Almost overnight, however, advertising copy in the business press shifted from “Manage your business” into the grammatically questionable, “Grow your business.” The implication here being if your enterprise is content just providing a reliable product or service while maintaining itself and its employees– you’re ripe for hostile takeover. In what was euphemistically dubbed, “reorganization,” corporate raiders ransacked the landscape leaving mass lay-offs and smoking ruins of once-solid assets in their wake.

“If you’re sitting still, you’re dead in the water” became corollary to the iconic, “Greed, (for lack of a better word,) is good.” Investors took note and threw money at these new entities as “deregulation” compounded the pillage. The “outsourcing” of American jobs had begun.

Yet, in the last thirty years, fewer and fewer American employees have been responsible for more and more output, and up until very recently, production has not only held steady, it has increased significantly- albeit in good part to the effects of cheap foreign labor both here and abroad.

At some point, however, we became too efficient, and productivity ran away with us. Too many houses, too many cars, too many flat screen TV’s, too many freaking hamburger patties– yet public policy continued to reward units produced over such intangibles as environmental cost or the market’s ability to absorb them. Any rational assessment of actual need was colored by the expectation that demand would only continue to increase. And as everybody knew “real estate only goes up.”

Now we’re saddled with a glut of stuff no one can afford to buy—or needs to buy. C4C encourages Americans to buy the overproduction of cruddy cars. Fanny and Freddie, the overproduction of cruddy housing and cruddier mortgages. One can even argue that the global financial mess is the result of overproduction of fanciful derivatives by cruddy hedge fundians and money market manipulators.

We’ve produced stuff so well in fact, that we’ve reached the point of oversaturation –where we’re literally throwing away perfectly useable vehicles (a long way up the consumerist food chain from pouring tanks of milk into the street to jack up prices,) and bulldozing unlived-in housing—this while people live homeless, presumably in their newly subsidized fuel-efficient vehicles.

It’s obviously way past time to downsize our national and personal economies—to stop “growing” them and let our financial fields rest fallow for a few years so they can recover.

To its credit, America seems to be “getting it,” although we’re being dragged out writhing and screaming, our collective fingernails snagging the carpeting as we go.

A NEW WORK ETHIC?

Perhaps it’s time to declare an end to the era of Productivity, and come up with some new construct that better reflects our Country’s needs. If no one wants or can afford to buy what’s produced, what the point of producing so much of it? After all, no one wants to “just give it away.” And we all know that to distribute it among the needy would be “socialist,” –and we can’t have that.

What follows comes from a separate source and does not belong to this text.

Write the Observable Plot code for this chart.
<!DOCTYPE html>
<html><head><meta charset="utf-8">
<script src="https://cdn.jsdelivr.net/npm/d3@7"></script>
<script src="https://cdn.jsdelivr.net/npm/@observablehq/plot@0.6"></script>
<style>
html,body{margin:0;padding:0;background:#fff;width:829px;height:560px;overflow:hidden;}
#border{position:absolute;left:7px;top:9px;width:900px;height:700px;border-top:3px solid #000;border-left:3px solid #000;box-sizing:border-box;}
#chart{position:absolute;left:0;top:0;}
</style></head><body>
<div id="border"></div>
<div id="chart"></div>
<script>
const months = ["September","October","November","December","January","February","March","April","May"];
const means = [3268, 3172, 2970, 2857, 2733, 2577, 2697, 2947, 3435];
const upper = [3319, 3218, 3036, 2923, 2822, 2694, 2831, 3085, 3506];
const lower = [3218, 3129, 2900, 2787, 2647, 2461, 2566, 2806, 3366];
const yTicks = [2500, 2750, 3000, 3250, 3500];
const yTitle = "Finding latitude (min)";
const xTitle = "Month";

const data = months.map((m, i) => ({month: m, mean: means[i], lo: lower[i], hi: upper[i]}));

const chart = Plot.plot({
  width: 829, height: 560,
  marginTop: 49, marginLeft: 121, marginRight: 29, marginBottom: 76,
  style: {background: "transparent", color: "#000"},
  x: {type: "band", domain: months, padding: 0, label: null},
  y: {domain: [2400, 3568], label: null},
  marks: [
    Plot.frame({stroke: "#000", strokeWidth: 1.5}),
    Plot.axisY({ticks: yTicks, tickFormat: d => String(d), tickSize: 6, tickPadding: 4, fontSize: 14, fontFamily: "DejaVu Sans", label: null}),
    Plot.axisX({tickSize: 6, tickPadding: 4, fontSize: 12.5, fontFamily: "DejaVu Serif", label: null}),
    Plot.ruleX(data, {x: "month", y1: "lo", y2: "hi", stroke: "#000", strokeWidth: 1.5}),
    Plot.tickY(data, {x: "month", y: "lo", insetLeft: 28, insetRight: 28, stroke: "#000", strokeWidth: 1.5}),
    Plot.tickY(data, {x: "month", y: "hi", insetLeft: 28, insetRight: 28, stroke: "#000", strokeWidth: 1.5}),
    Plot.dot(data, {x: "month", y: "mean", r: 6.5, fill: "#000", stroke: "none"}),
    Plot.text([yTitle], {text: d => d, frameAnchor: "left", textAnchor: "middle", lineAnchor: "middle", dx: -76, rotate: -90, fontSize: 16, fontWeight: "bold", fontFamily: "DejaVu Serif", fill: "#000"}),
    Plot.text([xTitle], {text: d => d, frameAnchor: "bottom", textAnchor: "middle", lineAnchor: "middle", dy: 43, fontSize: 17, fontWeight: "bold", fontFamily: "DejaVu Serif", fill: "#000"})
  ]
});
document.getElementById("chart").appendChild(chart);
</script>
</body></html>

So we scrap it. Or dump it. Or doze it. Or downsize it. Then we bail the producers out so it we can waste some more.

All the while, our unions, our executive oligarchy, and our governmental agencies, all fearful of losing their benefits and bonuses continue to expect the status quo to remain the status quo–insist upon it even. And the rest of us watch as our standard of living seeps away into the tax base, (or the offshore accounts of who-knows-whom,) along with our hopes for an even remotely dignified retirement.

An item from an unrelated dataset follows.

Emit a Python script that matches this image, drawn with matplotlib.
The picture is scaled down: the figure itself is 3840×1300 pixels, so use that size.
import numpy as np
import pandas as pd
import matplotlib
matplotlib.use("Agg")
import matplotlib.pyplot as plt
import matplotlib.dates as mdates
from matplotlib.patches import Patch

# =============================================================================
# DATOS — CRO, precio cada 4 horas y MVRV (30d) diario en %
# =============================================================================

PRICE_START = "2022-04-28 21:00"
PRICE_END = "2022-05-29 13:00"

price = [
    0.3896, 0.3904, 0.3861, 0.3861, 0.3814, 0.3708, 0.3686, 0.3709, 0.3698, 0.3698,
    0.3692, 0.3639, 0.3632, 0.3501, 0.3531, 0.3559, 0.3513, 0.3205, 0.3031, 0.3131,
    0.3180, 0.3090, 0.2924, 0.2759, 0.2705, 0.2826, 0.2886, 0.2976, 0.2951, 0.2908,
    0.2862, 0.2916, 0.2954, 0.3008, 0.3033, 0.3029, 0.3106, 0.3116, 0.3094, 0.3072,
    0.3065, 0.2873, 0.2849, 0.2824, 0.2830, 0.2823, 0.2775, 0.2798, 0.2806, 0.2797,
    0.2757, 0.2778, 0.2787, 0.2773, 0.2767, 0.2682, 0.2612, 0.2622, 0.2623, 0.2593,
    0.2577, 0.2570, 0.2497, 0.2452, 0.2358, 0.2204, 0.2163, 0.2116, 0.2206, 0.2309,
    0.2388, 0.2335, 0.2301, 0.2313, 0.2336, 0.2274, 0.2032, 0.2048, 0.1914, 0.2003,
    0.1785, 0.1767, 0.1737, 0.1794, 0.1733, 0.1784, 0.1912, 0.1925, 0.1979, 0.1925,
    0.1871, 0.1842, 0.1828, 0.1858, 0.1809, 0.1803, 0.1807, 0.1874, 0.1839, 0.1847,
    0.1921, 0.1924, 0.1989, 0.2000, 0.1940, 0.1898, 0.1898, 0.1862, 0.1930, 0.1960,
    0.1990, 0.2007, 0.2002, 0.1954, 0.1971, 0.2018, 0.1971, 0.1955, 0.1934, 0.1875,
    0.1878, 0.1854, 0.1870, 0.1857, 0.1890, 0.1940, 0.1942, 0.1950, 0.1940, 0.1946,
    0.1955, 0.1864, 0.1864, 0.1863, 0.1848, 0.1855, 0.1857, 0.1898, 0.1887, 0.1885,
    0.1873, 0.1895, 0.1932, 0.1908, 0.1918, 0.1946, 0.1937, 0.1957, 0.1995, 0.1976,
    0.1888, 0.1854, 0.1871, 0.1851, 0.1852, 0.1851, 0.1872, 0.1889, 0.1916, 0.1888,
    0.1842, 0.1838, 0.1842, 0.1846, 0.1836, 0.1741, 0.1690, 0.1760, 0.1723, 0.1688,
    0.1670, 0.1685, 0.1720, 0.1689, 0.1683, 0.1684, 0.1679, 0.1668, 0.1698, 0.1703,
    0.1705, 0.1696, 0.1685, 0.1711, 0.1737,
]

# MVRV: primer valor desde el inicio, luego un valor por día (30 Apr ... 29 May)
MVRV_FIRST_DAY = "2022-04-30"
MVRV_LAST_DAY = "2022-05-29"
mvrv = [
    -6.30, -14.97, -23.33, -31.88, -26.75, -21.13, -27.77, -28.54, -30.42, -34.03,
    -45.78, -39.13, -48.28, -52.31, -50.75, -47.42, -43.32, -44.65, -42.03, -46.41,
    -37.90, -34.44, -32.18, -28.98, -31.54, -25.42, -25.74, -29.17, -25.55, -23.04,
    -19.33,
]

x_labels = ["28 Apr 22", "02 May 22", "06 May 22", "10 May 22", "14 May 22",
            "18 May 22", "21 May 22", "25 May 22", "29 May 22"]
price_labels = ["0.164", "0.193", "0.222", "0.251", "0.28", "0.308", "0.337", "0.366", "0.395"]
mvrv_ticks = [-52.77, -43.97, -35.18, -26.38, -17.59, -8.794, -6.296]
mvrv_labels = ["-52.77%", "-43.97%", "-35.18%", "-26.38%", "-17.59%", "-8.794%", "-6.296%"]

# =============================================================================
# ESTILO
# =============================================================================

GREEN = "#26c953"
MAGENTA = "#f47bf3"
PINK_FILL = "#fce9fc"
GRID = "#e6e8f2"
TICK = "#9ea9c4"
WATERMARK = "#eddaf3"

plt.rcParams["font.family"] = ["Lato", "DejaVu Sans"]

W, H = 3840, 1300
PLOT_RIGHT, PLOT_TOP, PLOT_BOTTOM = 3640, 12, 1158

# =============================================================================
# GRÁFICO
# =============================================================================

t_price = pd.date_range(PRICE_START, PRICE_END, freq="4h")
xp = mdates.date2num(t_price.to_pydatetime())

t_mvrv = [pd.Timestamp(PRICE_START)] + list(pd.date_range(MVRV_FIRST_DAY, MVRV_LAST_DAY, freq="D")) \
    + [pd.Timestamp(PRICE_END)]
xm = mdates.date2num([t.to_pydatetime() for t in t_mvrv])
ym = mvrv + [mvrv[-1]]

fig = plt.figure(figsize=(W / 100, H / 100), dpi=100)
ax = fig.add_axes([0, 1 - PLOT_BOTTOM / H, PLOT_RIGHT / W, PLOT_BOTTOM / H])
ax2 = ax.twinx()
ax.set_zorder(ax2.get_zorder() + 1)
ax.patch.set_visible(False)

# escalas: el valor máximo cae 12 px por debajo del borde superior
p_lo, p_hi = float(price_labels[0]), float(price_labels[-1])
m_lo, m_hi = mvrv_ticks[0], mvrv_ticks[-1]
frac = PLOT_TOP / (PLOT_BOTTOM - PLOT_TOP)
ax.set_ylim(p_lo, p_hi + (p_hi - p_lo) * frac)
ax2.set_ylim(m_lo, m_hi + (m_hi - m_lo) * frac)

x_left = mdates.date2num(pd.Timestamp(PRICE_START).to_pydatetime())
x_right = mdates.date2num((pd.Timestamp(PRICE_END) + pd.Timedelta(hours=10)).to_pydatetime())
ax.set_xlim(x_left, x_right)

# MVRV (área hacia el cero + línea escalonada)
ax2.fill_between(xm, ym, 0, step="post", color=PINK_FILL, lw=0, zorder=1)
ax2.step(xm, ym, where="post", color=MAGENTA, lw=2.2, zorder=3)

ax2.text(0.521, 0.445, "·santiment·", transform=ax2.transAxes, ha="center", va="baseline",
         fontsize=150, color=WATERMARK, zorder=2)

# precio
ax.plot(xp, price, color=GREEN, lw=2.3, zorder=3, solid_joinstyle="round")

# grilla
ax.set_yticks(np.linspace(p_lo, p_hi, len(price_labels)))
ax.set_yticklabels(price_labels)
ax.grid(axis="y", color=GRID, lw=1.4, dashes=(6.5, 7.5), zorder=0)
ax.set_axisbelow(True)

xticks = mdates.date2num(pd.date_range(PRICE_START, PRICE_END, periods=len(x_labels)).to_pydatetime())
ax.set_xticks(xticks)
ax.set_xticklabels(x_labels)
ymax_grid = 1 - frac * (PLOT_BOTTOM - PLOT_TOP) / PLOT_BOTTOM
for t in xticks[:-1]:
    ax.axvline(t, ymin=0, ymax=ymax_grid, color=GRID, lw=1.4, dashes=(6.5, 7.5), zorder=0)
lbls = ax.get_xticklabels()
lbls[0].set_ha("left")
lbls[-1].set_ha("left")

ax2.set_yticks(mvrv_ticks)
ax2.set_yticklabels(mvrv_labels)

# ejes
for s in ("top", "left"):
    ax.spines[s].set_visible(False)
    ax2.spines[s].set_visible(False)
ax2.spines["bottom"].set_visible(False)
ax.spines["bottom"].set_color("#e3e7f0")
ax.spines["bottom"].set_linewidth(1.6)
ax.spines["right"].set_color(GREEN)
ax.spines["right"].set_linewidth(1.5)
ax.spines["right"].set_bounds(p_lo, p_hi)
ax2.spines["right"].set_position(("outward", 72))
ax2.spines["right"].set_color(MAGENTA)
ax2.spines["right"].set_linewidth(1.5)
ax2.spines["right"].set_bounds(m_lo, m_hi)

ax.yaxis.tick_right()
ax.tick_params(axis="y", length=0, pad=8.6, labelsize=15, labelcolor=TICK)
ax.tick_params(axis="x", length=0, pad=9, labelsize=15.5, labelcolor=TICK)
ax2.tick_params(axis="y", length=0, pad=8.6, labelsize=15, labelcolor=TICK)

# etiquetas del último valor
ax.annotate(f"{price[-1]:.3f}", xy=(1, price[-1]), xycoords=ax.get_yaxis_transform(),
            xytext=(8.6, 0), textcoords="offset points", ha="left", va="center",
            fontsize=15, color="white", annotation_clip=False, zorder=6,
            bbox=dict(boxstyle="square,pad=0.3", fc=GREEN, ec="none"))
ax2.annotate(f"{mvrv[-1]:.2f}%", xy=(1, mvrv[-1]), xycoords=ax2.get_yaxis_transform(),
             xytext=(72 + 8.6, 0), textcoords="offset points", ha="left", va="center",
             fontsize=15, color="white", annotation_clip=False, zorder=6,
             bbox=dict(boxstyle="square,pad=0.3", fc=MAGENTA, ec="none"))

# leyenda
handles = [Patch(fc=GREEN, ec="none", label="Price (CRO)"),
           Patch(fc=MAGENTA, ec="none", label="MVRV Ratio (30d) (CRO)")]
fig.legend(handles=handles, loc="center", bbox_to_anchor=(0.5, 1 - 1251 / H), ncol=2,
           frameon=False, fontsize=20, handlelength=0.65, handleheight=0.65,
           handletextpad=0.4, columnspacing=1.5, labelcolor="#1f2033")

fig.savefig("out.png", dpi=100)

At some point the resentments of the have-nots always seem to outweigh the satisfaction of haves, and the equation takes a sudden and sometimes bloody tip towards re-balance. We’re not there yet, and we may indeed manage to head off outright rebellion, but for the first time since the Debacle in Viet Nam nearly tore our country apart, I can foresee the possibility of mass civil protest, if not active resistance, shutting down what we used to call The System. Certainly we talk about it enough here on HBB, and more than one national pol has even called for secession.

In the interests of civic harmony, maybe we shouldn’t expect to buy a new car every four years anymore. Maybe we shouldn’t expect “vacation” homes and four imaging screens in every household. Maybe we shouldn’t expect businesses to be open seven days a week and fast food joints to take credit cards “for our convenience.”

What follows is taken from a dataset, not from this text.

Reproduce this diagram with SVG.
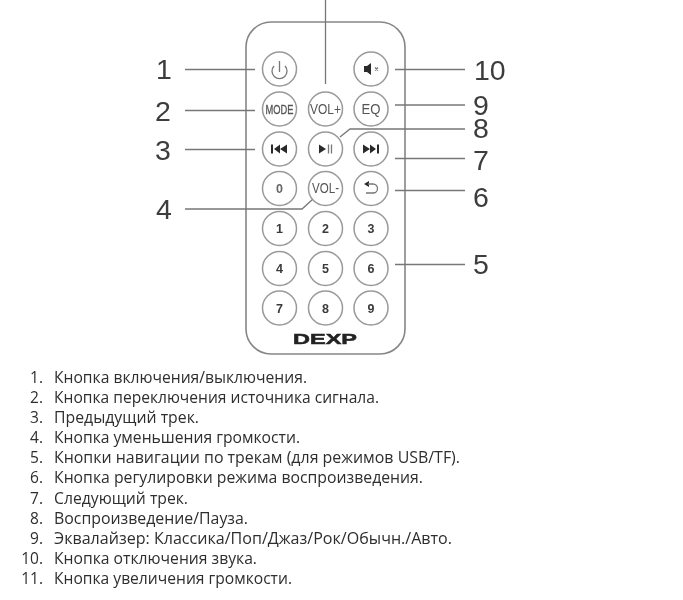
<svg xmlns="http://www.w3.org/2000/svg" width="683" height="600" viewBox="0 0 683 600">
<defs>
<filter id="soft" x="-5%" y="-5%" width="110%" height="110%"><feGaussianBlur stdDeviation="0.45"/></filter>
</defs>
<style>
.body{fill:#fff;stroke:#868686;stroke-width:1.6}
.btn{fill:#fff;stroke:#9a9a9a;stroke-width:1.5}
.lead{fill:none;stroke:#777;stroke-width:1.3}
.num{font:28.5px "Liberation Sans",Arial,sans-serif;fill:#3c3c3c}
.bt{font:bold 12.500px "Liberation Sans",Arial,sans-serif;fill:#3a3a3a;text-anchor:middle}
.bl{font:14px "Liberation Sans",Arial,sans-serif;fill:#555;text-anchor:middle}
.ic{fill:#2c2c2c;stroke:none}
.icl{fill:none;stroke:#777;stroke-width:1.3}
.li{font:15.500px "Open Sans","Noto Sans",sans-serif;fill:#2e2e2e}
.ln{font:15.500px "Open Sans","Noto Sans",sans-serif;fill:#2e2e2e;text-anchor:end}
</style>
<rect width="683" height="600" fill="#fff"/>
<g filter="url(#soft)">
<g id="remote-body"><rect class="body" x="246" y="22" width="159" height="332" rx="25" ry="25"/>
<text x="325" y="344" font-family="Liberation Sans, sans-serif" font-weight="bold" font-size="15.5" fill="#222" stroke="#222" stroke-width="0.5" textLength="64" lengthAdjust="spacingAndGlyphs" text-anchor="middle">DEXP</text></g>
<g id="connectors">
<path class="lead" d="M185 69.5H255"/>
<path class="lead" d="M185 110.5H255"/>
<path class="lead" d="M185 149.5H255"/>
<path class="lead" d="M185 209H302L313 199"/>
<path class="lead" d="M395 264.5H465"/>
<path class="lead" d="M395 190.5H465"/>
<path class="lead" d="M395 158.5H465"/>
<path class="lead" d="M465 129H350L340 137"/>
<path class="lead" d="M395 105H465"/>
<path class="lead" d="M395 69.5H465"/>
<path class="lead" d="M325.5 0V84"/>
</g>
<g id="btn-power"><circle class="btn" cx="279.5" cy="69" r="17"/><path class="icl" d="M274 66a7.5 7.5 0 1 0 11 0M279.5 61V72"/></g>
<g id="btn-volup"><circle class="btn" cx="325.5" cy="109" r="17"/><text class="bl" x="325.5" y="114" textLength="31" lengthAdjust="spacingAndGlyphs">VOL+</text></g>
<g id="btn-mute"><circle class="btn" cx="371" cy="69" r="17"/><path class="ic" d="M364 66h3l4-3v12l-4-3h-3z"/><path class="icl" d="M375 67.500l3 3M378 67.500l-3 3"/></g>
<g id="btn-mode"><circle class="btn" cx="279.5" cy="109" r="17"/><text class="bl" x="279.5" y="113.500" textLength="28" lengthAdjust="spacingAndGlyphs" stroke="#555" stroke-width="0.3" style="font-size:12px">MODE</text></g>
<g id="btn-eq"><circle class="btn" cx="371" cy="109" r="17"/><text class="bl" x="371" y="114" textLength="19" lengthAdjust="spacingAndGlyphs">EQ</text></g>
<g id="btn-prev"><circle class="btn" cx="279.5" cy="149" r="17"/><path class="ic" d="M271 144.500h2v9h-2zM280 144.500v9l-6-4.500zM287 144.500v9l-7-4.500z"/></g>
<g id="btn-play"><circle class="btn" cx="325.5" cy="149" r="17"/><path class="ic" d="M319 144.500l7 4.500-7 4.500z"/><path class="icl" d="M328.500 144.500v9M331.500 144.500v9"/></g>
<g id="btn-next"><circle class="btn" cx="371" cy="149" r="17"/><path class="ic" d="M363 144.500l7 4.500-7 4.500zM370 144.500l6 4.500-6 4.500zM377 144.500h2v9h-2z"/></g>
<g id="btn-0"><circle class="btn" cx="279.5" cy="188.500" r="17"/><text class="bt" x="279.500" y="193" style="fill:#666">0</text></g>
<g id="btn-voldown"><circle class="btn" cx="325.5" cy="188.500" r="17"/><text class="bl" x="325.500" y="193" textLength="27" lengthAdjust="spacingAndGlyphs">VOL-</text></g>
<g id="btn-back"><circle class="btn" cx="371" cy="188.500" r="17"/><path class="ic" d="M364 184l5-3v6z"/><path class="icl" d="M368 184h5a4.500 4.500 0 0 1 0 9h-7"/></g>
<g id="btn-1"><circle class="btn" cx="279.5" cy="228.500" r="17"/><text class="bt" x="279.500" y="233">1</text></g>
<g id="btn-2"><circle class="btn" cx="325.5" cy="228.500" r="17"/><text class="bt" x="325.500" y="233">2</text></g>
<g id="btn-3"><circle class="btn" cx="371" cy="228.500" r="17"/><text class="bt" x="371" y="233">3</text></g>
<g id="btn-4"><circle class="btn" cx="279.5" cy="268.500" r="17"/><text class="bt" x="279.500" y="273">4</text></g>
<g id="btn-5"><circle class="btn" cx="325.5" cy="268.500" r="17"/><text class="bt" x="325.500" y="273">5</text></g>
<g id="btn-6"><circle class="btn" cx="371" cy="268.500" r="17"/><text class="bt" x="371" y="273">6</text></g>
<g id="btn-7"><circle class="btn" cx="279.5" cy="308" r="17"/><text class="bt" x="279.500" y="312.500">7</text></g>
<g id="btn-8"><circle class="btn" cx="325.5" cy="308" r="17"/><text class="bt" x="325.500" y="312.500">8</text></g>
<g id="btn-9"><circle class="btn" cx="371" cy="308" r="17"/><text class="bt" x="371" y="312.500">9</text></g>
<g id="callouts">
<text class="num" x="156" y="78.500">1</text>
<text class="num" x="155" y="120.500">2</text>
<text class="num" x="155" y="159.500">3</text>
<text class="num" x="156" y="218.500">4</text>
<text class="num" x="473" y="273.500">5</text>
<text class="num" x="473" y="206.500">6</text>
<text class="num" x="473" y="170">7</text>
<text class="num" x="473" y="138">8</text>
<text class="num" x="473" y="115">9</text>
<text class="num" x="474" y="80">10</text>
</g>
<g id="legend">
<text class="ln" x="43" y="383">1.</text><text class="li" x="54" y="383" textLength="253" lengthAdjust="spacingAndGlyphs">Кнопка включения/выключения.</text>
<text class="ln" x="43" y="403">2.</text><text class="li" x="54" y="403" textLength="325" lengthAdjust="spacingAndGlyphs">Кнопка переключения источника сигнала.</text>
<text class="ln" x="43" y="423">3.</text><text class="li" x="54" y="423" textLength="145" lengthAdjust="spacingAndGlyphs">Предыдущий трек.</text>
<text class="ln" x="43" y="443">4.</text><text class="li" x="54" y="443" textLength="246" lengthAdjust="spacingAndGlyphs">Кнопка уменьшения громкости.</text>
<text class="ln" x="43" y="463">5.</text><text class="li" x="54" y="463" textLength="406" lengthAdjust="spacingAndGlyphs">Кнопки навигации по трекам (для режимов USB/TF).</text>
<text class="ln" x="43" y="483">6.</text><text class="li" x="54" y="483" textLength="369" lengthAdjust="spacingAndGlyphs">Кнопка регулировки режима воспроизведения.</text>
<text class="ln" x="43" y="504">7.</text><text class="li" x="54" y="504" textLength="134" lengthAdjust="spacingAndGlyphs">Следующий трек.</text>
<text class="ln" x="43" y="524">8.</text><text class="li" x="54" y="524" textLength="194" lengthAdjust="spacingAndGlyphs">Воспроизведение/Пауза.</text>
<text class="ln" x="43" y="544">9.</text><text class="li" x="54" y="544" textLength="398" lengthAdjust="spacingAndGlyphs">Эквалайзер: Классика/Поп/Джаз/Рок/Обычн./Авто.</text>
<text class="ln" x="43" y="564">10.</text><text class="li" x="54" y="564" textLength="203" lengthAdjust="spacingAndGlyphs">Кнопка отключения звука.</text>
<text class="ln" x="43" y="584">11.</text><text class="li" x="54" y="584" textLength="238" lengthAdjust="spacingAndGlyphs">Кнопка увеличения громкости.</text>
</g>
</g>
</svg>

More to the point, maybe we shouldn’t feel as though we’re expected to expect all this. Maybe we’ve finally produced enough stuff and can get on with creating a more perfect union–with our country, our gods, our family, our retirement funds, whatever

I’m not arguing for a new Ludditism here. If anything, the money currently being poured into propping up and bailing out inefficient industries and outmoded systems should be going into education, research, and development of new technologies and modalities to see us through the next century and beyond.

But the only way our market, let alone our governance, is going to re-prioritize its expectations and become, well, marketable again is if we the people re-prioritize our expectations. And given our dwindling incomes and depreciating assets, it’s not going to be all that much of a stretch for us to stop consuming and start refurbishing what we’ve already accumulated.

Maybe we need to have a national clearance sale for our souls and take that 20% off what we’ve come to believe is our rightful inheritance. It certainly couldn’t hurt what’s left of our bottom line. And who knows, it might even become the new Normal.